• The task: Leave out the pictures; transcribe all else exactly.

§

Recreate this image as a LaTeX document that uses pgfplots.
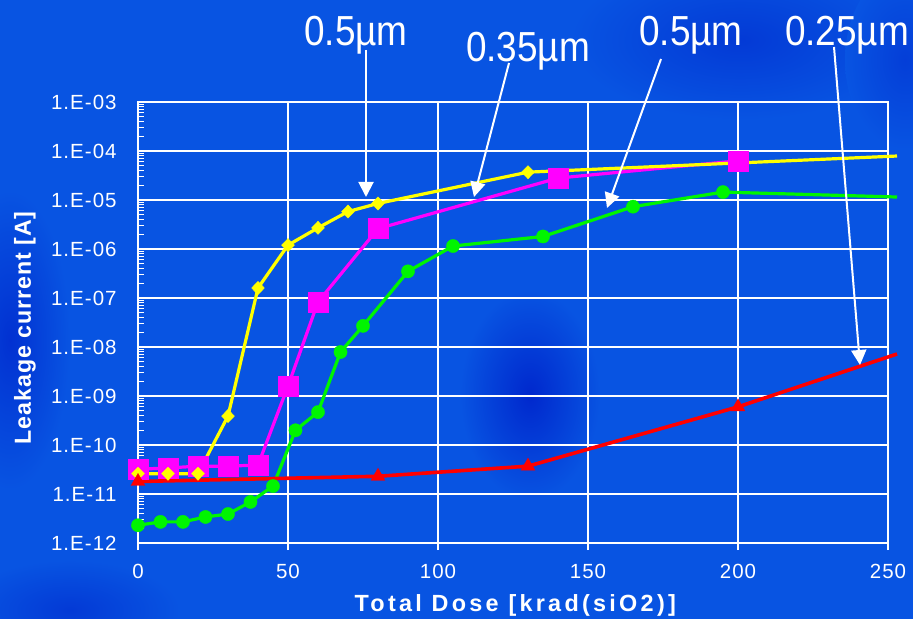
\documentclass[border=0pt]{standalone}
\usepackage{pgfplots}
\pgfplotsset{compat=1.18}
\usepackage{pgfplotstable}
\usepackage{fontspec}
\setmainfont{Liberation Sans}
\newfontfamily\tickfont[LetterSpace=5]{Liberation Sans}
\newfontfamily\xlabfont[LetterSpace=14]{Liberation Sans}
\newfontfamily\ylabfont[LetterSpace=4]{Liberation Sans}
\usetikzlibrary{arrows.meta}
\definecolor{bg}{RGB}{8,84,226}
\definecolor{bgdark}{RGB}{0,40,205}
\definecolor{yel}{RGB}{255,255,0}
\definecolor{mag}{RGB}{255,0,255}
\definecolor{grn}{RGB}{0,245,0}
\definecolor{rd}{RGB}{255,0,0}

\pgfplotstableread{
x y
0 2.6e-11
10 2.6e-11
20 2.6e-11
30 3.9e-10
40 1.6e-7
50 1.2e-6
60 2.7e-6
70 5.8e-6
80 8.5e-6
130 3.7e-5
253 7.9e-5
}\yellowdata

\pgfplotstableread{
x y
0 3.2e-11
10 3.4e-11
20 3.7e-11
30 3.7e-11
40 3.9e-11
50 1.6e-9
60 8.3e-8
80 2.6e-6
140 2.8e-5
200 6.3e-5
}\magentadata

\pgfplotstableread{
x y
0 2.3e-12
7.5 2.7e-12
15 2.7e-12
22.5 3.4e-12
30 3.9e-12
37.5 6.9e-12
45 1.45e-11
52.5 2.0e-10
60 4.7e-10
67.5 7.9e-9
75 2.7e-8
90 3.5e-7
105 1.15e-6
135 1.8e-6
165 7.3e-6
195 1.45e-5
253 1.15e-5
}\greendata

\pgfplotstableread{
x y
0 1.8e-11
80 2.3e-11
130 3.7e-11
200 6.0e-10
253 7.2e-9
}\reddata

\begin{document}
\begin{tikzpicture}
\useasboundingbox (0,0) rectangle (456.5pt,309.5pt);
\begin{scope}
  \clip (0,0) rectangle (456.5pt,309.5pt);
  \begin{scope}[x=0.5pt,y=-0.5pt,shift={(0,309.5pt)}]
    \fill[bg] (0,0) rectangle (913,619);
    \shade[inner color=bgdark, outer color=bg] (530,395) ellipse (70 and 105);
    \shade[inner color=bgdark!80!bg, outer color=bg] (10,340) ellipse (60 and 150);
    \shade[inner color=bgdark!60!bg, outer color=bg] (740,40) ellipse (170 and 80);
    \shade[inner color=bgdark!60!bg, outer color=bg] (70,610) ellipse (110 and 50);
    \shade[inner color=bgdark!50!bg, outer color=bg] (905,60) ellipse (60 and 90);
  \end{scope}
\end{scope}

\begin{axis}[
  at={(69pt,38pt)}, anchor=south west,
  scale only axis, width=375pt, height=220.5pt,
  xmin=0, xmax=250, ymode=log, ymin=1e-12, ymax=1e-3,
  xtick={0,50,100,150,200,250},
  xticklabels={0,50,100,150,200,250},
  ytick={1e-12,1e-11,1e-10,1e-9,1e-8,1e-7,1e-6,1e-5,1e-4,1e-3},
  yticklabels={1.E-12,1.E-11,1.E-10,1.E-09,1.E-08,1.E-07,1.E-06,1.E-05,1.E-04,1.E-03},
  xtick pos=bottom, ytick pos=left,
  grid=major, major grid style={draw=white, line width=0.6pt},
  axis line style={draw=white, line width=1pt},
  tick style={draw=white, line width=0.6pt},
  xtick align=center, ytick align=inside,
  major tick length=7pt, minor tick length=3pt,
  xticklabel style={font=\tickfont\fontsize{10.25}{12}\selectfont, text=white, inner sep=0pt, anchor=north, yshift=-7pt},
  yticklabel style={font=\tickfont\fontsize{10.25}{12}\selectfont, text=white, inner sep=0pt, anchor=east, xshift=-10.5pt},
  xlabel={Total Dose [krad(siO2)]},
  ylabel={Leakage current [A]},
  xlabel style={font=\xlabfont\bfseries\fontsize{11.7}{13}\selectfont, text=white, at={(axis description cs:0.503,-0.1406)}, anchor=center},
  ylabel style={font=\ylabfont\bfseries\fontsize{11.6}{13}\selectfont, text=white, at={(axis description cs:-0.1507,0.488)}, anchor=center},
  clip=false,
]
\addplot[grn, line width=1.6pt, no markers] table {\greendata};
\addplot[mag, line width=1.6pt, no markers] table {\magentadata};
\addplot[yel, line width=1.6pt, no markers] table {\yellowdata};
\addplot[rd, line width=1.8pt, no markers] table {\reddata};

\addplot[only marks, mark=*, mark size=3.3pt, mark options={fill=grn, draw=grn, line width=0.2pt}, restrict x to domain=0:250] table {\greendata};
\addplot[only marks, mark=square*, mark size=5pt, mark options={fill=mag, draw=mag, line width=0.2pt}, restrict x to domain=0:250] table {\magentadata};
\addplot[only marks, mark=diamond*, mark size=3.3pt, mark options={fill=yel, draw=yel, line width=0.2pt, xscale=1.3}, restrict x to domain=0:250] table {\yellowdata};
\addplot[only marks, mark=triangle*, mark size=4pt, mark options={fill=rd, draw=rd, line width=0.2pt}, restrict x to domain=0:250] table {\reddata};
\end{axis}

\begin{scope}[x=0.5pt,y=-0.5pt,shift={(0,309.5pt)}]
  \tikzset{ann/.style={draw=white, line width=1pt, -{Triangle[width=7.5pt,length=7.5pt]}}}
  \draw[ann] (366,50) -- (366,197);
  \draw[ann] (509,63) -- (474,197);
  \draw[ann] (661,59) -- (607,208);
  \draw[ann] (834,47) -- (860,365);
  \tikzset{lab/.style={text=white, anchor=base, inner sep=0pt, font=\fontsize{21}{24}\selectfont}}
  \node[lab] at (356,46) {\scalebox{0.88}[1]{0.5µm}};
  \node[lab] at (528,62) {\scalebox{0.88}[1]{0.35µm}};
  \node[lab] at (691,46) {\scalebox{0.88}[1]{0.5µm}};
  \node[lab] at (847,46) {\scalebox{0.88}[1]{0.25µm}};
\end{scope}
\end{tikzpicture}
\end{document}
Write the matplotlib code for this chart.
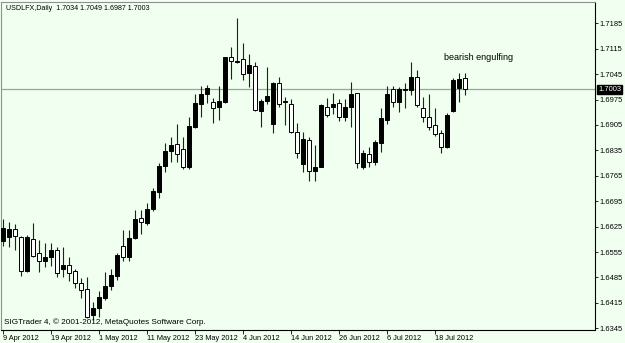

§

• Result of the exercise:
Recreate this image as a LaTeX document that uses pgfplots.
\documentclass[border=0pt]{standalone}
\usepackage{pgfplots}
\pgfplotsset{compat=1.18}
\usepackage{pgfplotstable}
\usepackage{fontspec}
\setmainfont{Liberation Sans}
\newfontfamily\tickfont[LetterSpace=5]{Liberation Sans}
\newfontfamily\xlabfont[LetterSpace=14]{Liberation Sans}
\newfontfamily\ylabfont[LetterSpace=4]{Liberation Sans}
\usetikzlibrary{arrows.meta}
\definecolor{bg}{RGB}{8,84,226}
\definecolor{bgdark}{RGB}{0,40,205}
\definecolor{yel}{RGB}{255,255,0}
\definecolor{mag}{RGB}{255,0,255}
\definecolor{grn}{RGB}{0,245,0}
\definecolor{rd}{RGB}{255,0,0}

\pgfplotstableread{
x y
0 2.6e-11
10 2.6e-11
20 2.6e-11
30 3.9e-10
40 1.6e-7
50 1.2e-6
60 2.7e-6
70 5.8e-6
80 8.5e-6
130 3.7e-5
253 7.9e-5
}\yellowdata

\pgfplotstableread{
x y
0 3.2e-11
10 3.4e-11
20 3.7e-11
30 3.7e-11
40 3.9e-11
50 1.6e-9
60 8.3e-8
80 2.6e-6
140 2.8e-5
200 6.3e-5
}\magentadata

\pgfplotstableread{
x y
0 2.3e-12
7.5 2.7e-12
15 2.7e-12
22.5 3.4e-12
30 3.9e-12
37.5 6.9e-12
45 1.45e-11
52.5 2.0e-10
60 4.7e-10
67.5 7.9e-9
75 2.7e-8
90 3.5e-7
105 1.15e-6
135 1.8e-6
165 7.3e-6
195 1.45e-5
253 1.15e-5
}\greendata

\pgfplotstableread{
x y
0 1.8e-11
80 2.3e-11
130 3.7e-11
200 6.0e-10
253 7.2e-9
}\reddata

\begin{document}
\begin{tikzpicture}
\useasboundingbox (0,0) rectangle (456.5pt,309.5pt);
\begin{scope}
  \clip (0,0) rectangle (456.5pt,309.5pt);
  \begin{scope}[x=0.5pt,y=-0.5pt,shift={(0,309.5pt)}]
    \fill[bg] (0,0) rectangle (913,619);
    \shade[inner color=bgdark, outer color=bg] (530,395) ellipse (70 and 105);
    \shade[inner color=bgdark!80!bg, outer color=bg] (10,340) ellipse (60 and 150);
    \shade[inner color=bgdark!60!bg, outer color=bg] (740,40) ellipse (170 and 80);
    \shade[inner color=bgdark!60!bg, outer color=bg] (70,610) ellipse (110 and 50);
    \shade[inner color=bgdark!50!bg, outer color=bg] (905,60) ellipse (60 and 90);
  \end{scope}
\end{scope}

\begin{axis}[
  at={(69pt,38pt)}, anchor=south west,
  scale only axis, width=375pt, height=220.5pt,
  xmin=0, xmax=250, ymode=log, ymin=1e-12, ymax=1e-3,
  xtick={0,50,100,150,200,250},
  xticklabels={0,50,100,150,200,250},
  ytick={1e-12,1e-11,1e-10,1e-9,1e-8,1e-7,1e-6,1e-5,1e-4,1e-3},
  yticklabels={1.E-12,1.E-11,1.E-10,1.E-09,1.E-08,1.E-07,1.E-06,1.E-05,1.E-04,1.E-03},
  xtick pos=bottom, ytick pos=left,
  grid=major, major grid style={draw=white, line width=0.6pt},
  axis line style={draw=white, line width=1pt},
  tick style={draw=white, line width=0.6pt},
  xtick align=center, ytick align=inside,
  major tick length=7pt, minor tick length=3pt,
  xticklabel style={font=\tickfont\fontsize{10.25}{12}\selectfont, text=white, inner sep=0pt, anchor=north, yshift=-7pt},
  yticklabel style={font=\tickfont\fontsize{10.25}{12}\selectfont, text=white, inner sep=0pt, anchor=east, xshift=-10.5pt},
  xlabel={Total Dose [krad(siO2)]},
  ylabel={Leakage current [A]},
  xlabel style={font=\xlabfont\bfseries\fontsize{11.7}{13}\selectfont, text=white, at={(axis description cs:0.503,-0.1406)}, anchor=center},
  ylabel style={font=\ylabfont\bfseries\fontsize{11.6}{13}\selectfont, text=white, at={(axis description cs:-0.1507,0.488)}, anchor=center},
  clip=false,
]
\addplot[grn, line width=1.6pt, no markers] table {\greendata};
\addplot[mag, line width=1.6pt, no markers] table {\magentadata};
\addplot[yel, line width=1.6pt, no markers] table {\yellowdata};
\addplot[rd, line width=1.8pt, no markers] table {\reddata};

\addplot[only marks, mark=*, mark size=3.3pt, mark options={fill=grn, draw=grn, line width=0.2pt}, restrict x to domain=0:250] table {\greendata};
\addplot[only marks, mark=square*, mark size=5pt, mark options={fill=mag, draw=mag, line width=0.2pt}, restrict x to domain=0:250] table {\magentadata};
\addplot[only marks, mark=diamond*, mark size=3.3pt, mark options={fill=yel, draw=yel, line width=0.2pt, xscale=1.3}, restrict x to domain=0:250] table {\yellowdata};
\addplot[only marks, mark=triangle*, mark size=4pt, mark options={fill=rd, draw=rd, line width=0.2pt}, restrict x to domain=0:250] table {\reddata};
\end{axis}

\begin{scope}[x=0.5pt,y=-0.5pt,shift={(0,309.5pt)}]
  \tikzset{ann/.style={draw=white, line width=1pt, -{Triangle[width=7.5pt,length=7.5pt]}}}
  \draw[ann] (366,50) -- (366,197);
  \draw[ann] (509,63) -- (474,197);
  \draw[ann] (661,59) -- (607,208);
  \draw[ann] (834,47) -- (860,365);
  \tikzset{lab/.style={text=white, anchor=base, inner sep=0pt, font=\fontsize{21}{24}\selectfont}}
  \node[lab] at (356,46) {\scalebox{0.88}[1]{0.5µm}};
  \node[lab] at (528,62) {\scalebox{0.88}[1]{0.35µm}};
  \node[lab] at (691,46) {\scalebox{0.88}[1]{0.5µm}};
  \node[lab] at (847,46) {\scalebox{0.88}[1]{0.25µm}};
\end{scope}
\end{tikzpicture}
\end{document}
Write the matplotlib code for this chart.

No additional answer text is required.